WORK INSTRUCTIONS:
Note each line where "this" appears, and copy it.

MATERIAL SUPPLIED:
● ● ● ●
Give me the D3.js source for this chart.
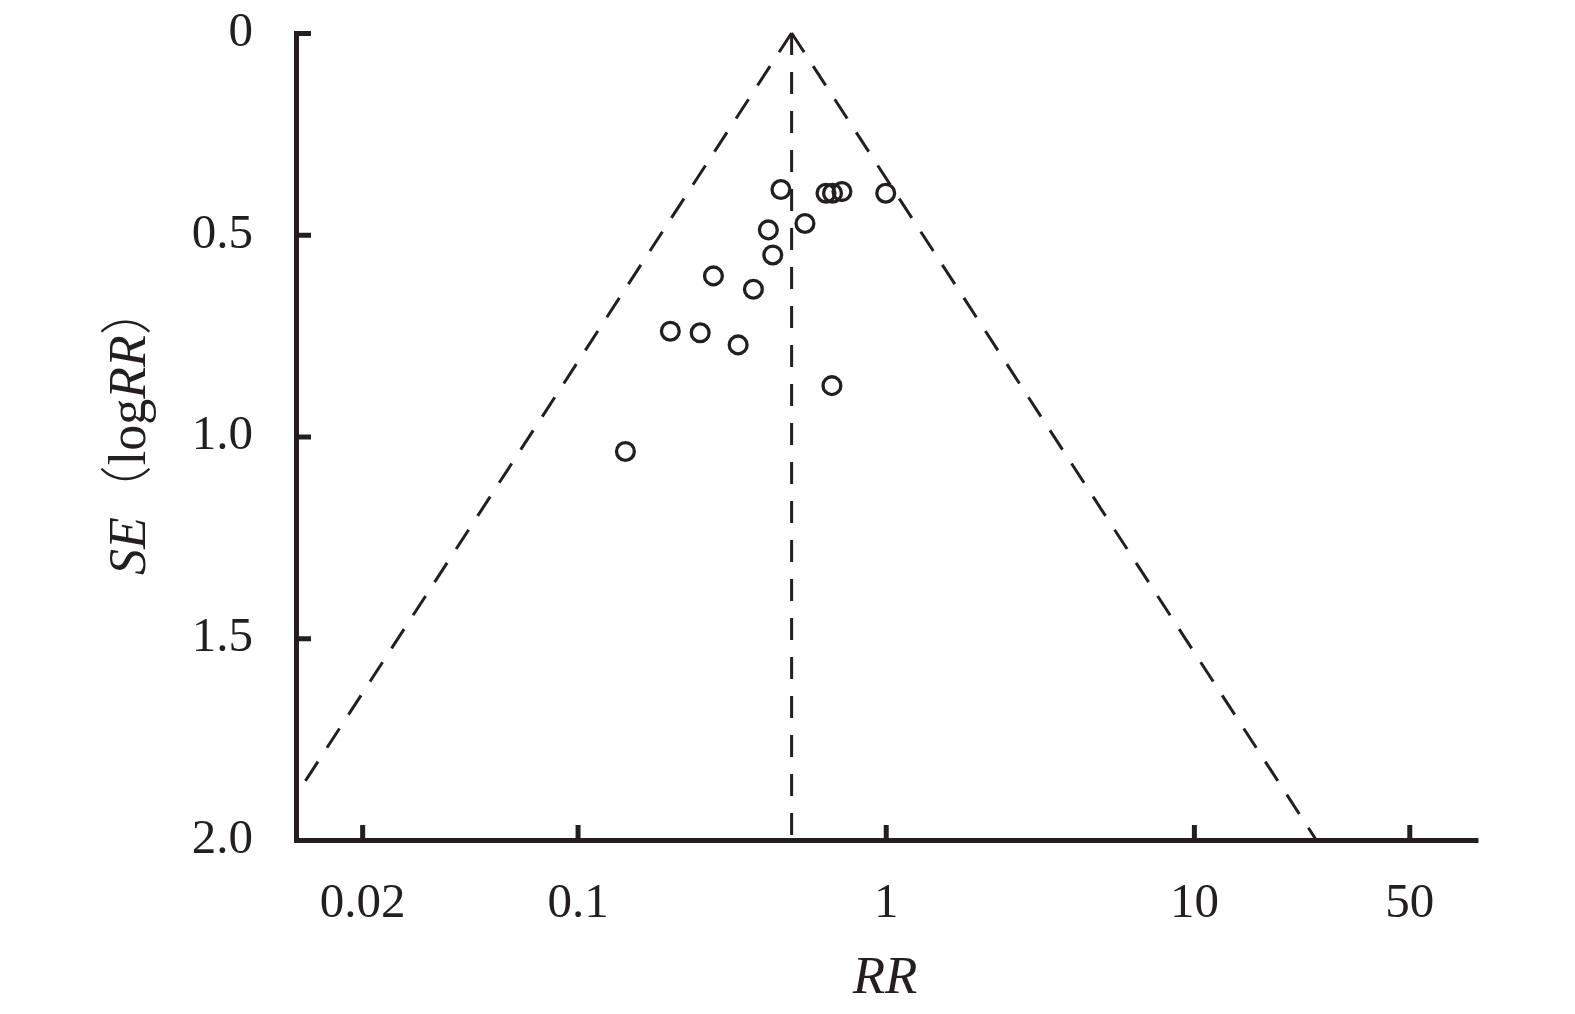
● ● ● ●
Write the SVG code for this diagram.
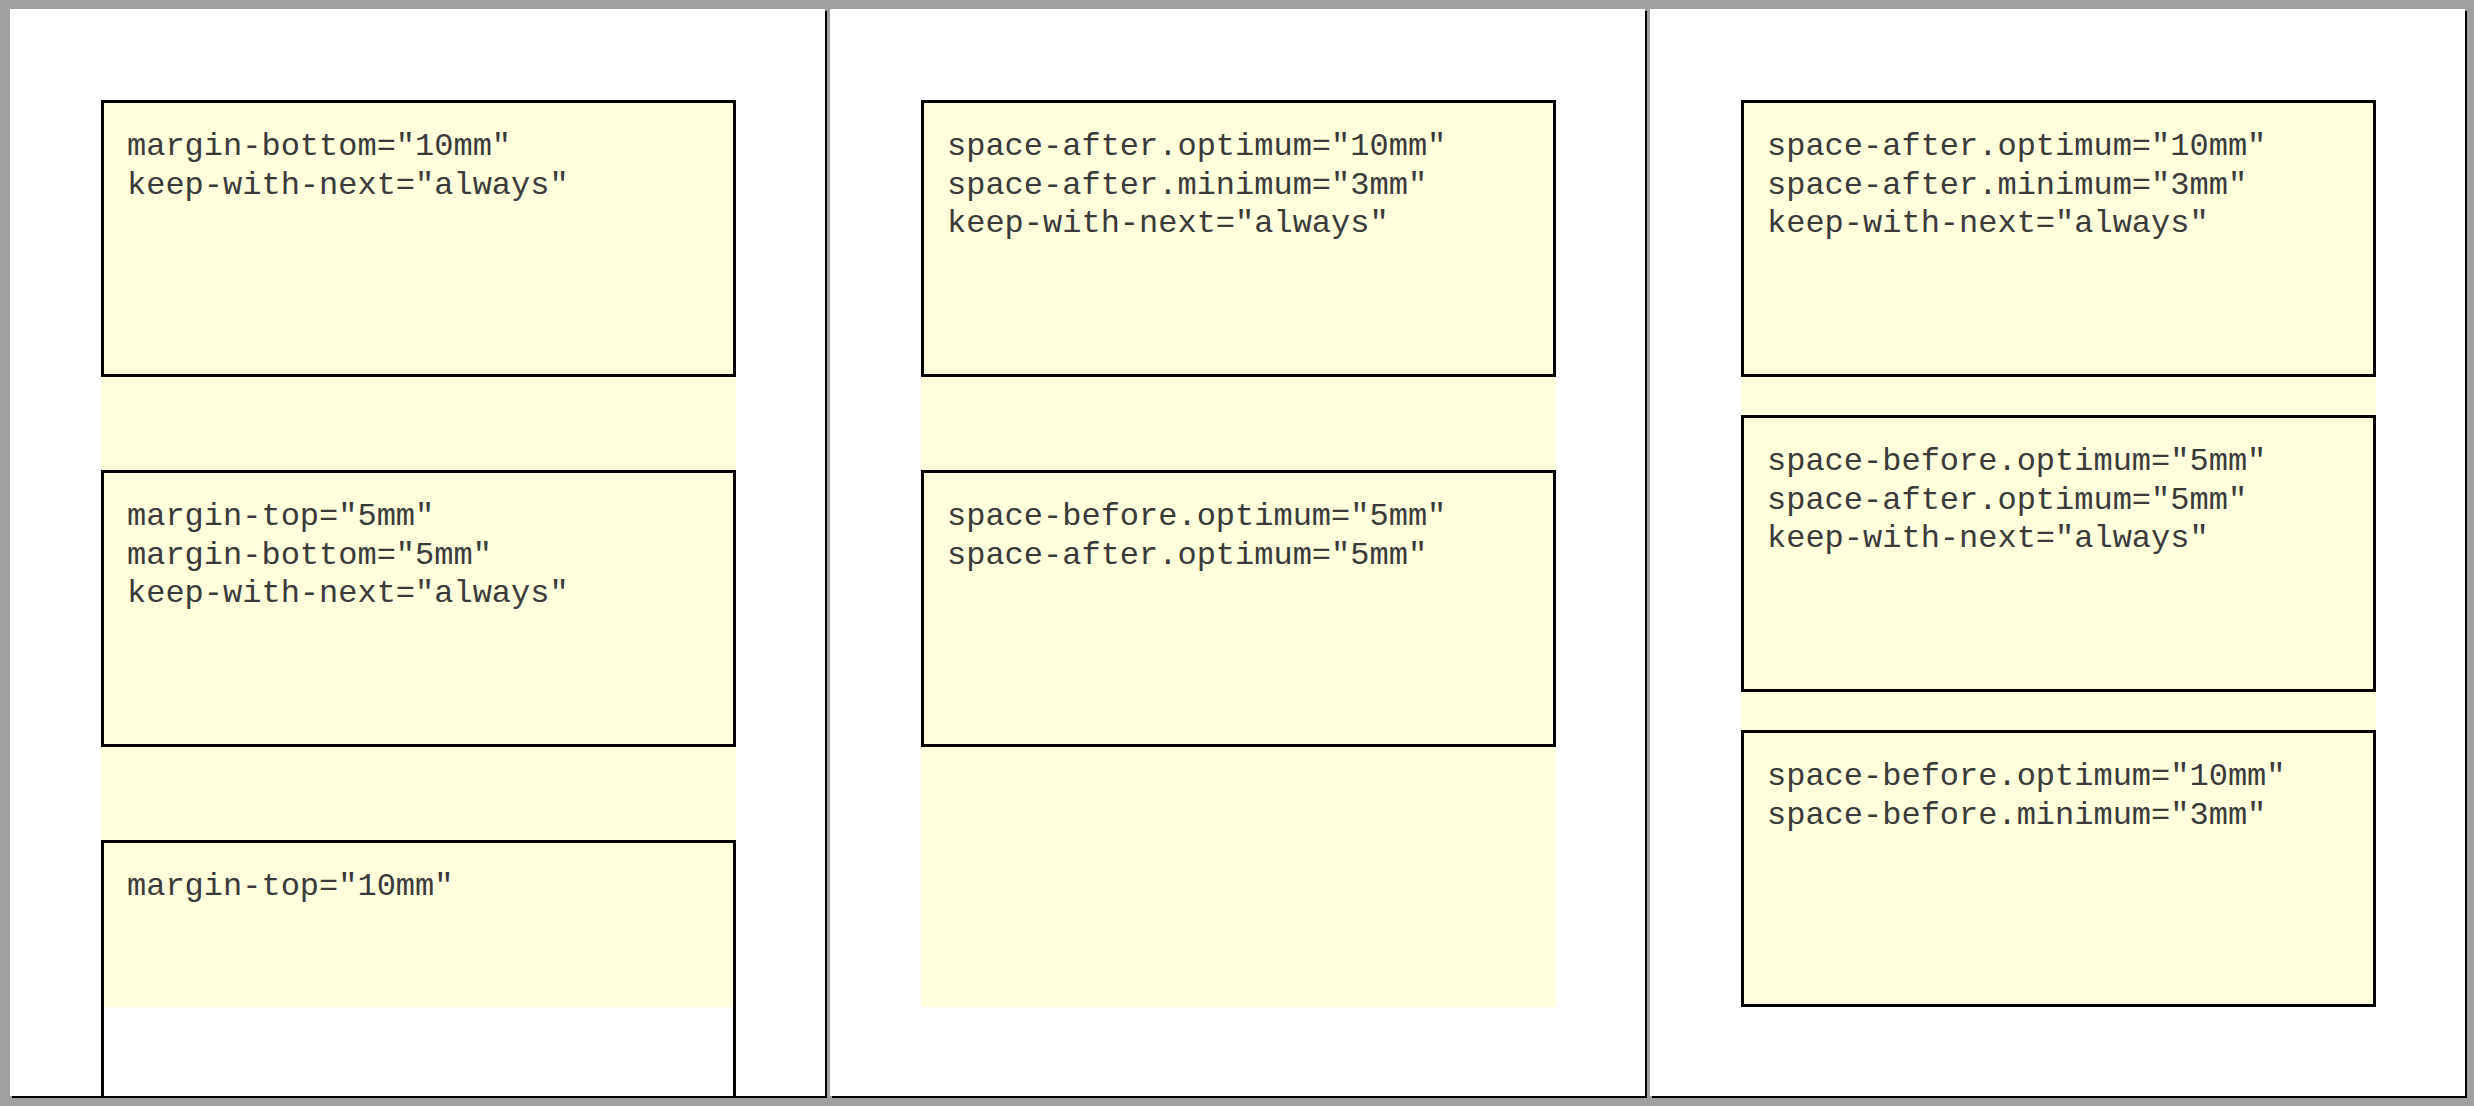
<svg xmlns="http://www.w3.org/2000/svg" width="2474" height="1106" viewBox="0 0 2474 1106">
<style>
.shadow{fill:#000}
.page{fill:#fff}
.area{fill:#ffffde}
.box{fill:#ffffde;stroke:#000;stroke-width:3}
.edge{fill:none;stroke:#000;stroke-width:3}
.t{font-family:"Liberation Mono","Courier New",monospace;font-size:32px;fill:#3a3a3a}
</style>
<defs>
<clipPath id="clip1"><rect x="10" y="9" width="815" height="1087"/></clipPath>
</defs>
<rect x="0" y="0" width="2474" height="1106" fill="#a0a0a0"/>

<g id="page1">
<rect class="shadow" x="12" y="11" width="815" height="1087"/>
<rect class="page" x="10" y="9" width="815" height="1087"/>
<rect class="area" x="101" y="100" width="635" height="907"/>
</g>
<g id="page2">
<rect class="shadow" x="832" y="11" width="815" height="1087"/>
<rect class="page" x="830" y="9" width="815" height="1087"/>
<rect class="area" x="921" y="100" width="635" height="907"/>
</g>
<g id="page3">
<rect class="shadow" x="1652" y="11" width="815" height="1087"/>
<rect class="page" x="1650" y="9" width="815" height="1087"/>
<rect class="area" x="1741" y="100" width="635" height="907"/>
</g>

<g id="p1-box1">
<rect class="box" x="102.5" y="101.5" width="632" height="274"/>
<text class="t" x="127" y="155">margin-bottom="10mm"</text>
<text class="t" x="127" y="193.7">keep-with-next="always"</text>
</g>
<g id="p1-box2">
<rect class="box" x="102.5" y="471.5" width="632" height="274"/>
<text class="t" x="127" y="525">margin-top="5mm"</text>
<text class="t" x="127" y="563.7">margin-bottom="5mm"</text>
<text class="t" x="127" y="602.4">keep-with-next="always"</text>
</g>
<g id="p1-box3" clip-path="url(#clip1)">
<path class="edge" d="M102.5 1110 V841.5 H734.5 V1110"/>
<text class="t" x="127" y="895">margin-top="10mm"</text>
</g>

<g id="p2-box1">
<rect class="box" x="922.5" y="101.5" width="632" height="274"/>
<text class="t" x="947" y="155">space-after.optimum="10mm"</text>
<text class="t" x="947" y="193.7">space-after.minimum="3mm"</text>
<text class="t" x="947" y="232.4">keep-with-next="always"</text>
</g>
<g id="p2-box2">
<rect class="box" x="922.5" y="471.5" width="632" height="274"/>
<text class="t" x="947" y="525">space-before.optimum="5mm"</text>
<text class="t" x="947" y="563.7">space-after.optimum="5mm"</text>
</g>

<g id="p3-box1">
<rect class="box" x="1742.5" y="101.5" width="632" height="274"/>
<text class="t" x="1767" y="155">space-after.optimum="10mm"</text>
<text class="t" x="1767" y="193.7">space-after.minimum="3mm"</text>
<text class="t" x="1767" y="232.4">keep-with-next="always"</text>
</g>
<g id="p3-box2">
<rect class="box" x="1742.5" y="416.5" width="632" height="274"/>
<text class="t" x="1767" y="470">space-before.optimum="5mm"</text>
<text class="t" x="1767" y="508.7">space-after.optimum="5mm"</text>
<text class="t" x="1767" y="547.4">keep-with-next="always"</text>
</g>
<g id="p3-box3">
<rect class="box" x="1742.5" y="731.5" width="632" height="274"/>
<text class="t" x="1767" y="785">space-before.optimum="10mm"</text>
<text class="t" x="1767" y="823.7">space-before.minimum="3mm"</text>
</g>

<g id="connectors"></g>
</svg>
● ● ● ●
THE RESPONSE:
Give me the D3.js source for this chart.
Write the SVG code for this diagram.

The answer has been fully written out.